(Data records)
----------------

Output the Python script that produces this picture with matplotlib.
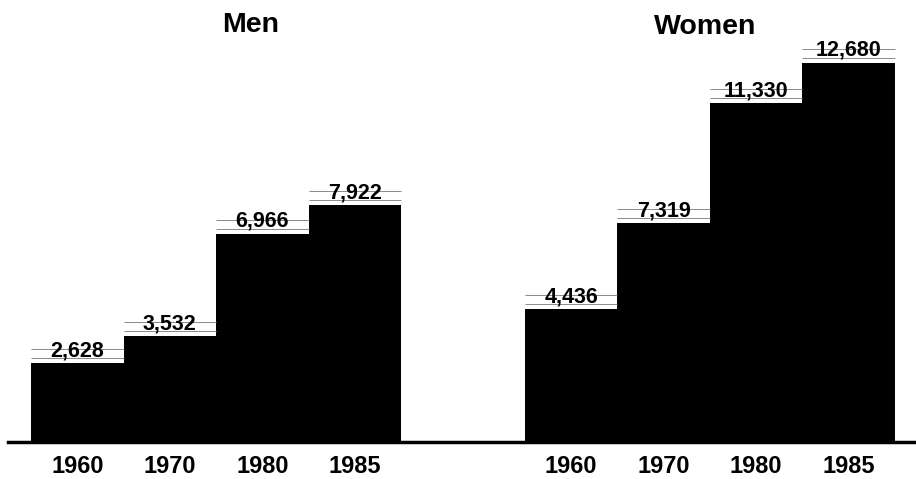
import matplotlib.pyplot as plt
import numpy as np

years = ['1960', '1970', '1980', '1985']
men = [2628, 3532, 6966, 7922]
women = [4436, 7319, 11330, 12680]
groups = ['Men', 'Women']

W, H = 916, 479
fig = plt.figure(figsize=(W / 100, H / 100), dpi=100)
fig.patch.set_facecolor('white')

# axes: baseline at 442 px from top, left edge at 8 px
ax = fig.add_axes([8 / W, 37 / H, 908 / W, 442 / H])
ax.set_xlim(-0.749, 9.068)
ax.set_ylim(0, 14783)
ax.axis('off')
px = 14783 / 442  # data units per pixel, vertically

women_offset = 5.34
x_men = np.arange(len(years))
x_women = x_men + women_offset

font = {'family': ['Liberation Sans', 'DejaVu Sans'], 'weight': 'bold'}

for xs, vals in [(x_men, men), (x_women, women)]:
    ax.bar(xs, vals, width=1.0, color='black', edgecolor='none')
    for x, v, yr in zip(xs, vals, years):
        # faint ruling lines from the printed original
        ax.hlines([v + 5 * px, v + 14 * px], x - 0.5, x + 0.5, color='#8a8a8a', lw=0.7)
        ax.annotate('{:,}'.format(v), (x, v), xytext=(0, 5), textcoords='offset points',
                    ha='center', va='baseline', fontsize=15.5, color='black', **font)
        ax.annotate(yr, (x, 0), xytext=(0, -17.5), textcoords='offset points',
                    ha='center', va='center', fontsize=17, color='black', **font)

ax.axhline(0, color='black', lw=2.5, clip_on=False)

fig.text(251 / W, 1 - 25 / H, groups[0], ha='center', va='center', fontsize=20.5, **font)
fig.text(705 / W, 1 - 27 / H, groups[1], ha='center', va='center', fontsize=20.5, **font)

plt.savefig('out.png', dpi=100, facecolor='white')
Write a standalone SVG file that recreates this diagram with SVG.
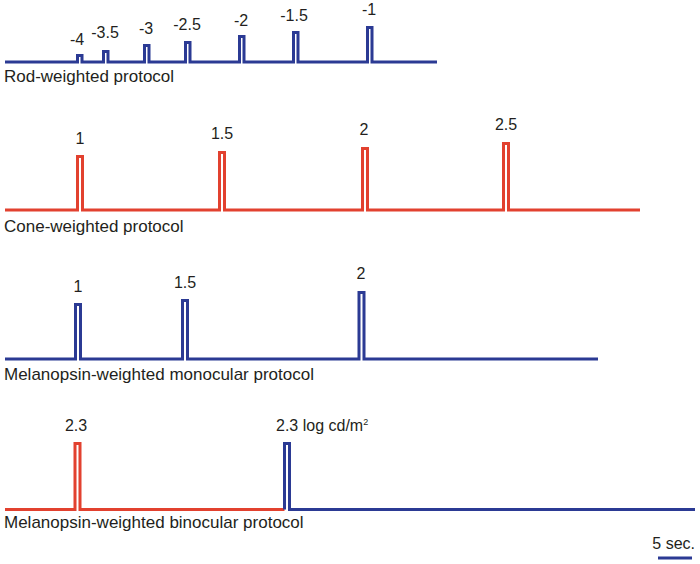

----------------

What you should do. Omitting all pictures, restate exactly the lines of the material from its start through the line that contains "['Liberation Sans', 'DejaVu".

Finished exercise.
Output the Python script that produces this picture with matplotlib.
import matplotlib.pyplot as plt
import numpy as np

years = ['1960', '1970', '1980', '1985']
men = [2628, 3532, 6966, 7922]
women = [4436, 7319, 11330, 12680]
groups = ['Men', 'Women']

W, H = 916, 479
fig = plt.figure(figsize=(W / 100, H / 100), dpi=100)
fig.patch.set_facecolor('white')

# axes: baseline at 442 px from top, left edge at 8 px
ax = fig.add_axes([8 / W, 37 / H, 908 / W, 442 / H])
ax.set_xlim(-0.749, 9.068)
ax.set_ylim(0, 14783)
ax.axis('off')
px = 14783 / 442  # data units per pixel, vertically

women_offset = 5.34
x_men = np.arange(len(years))
x_women = x_men + women_offset

font = {'family': ['Liberation Sans', 'DejaVu Sans'], 'weight': 'bold'}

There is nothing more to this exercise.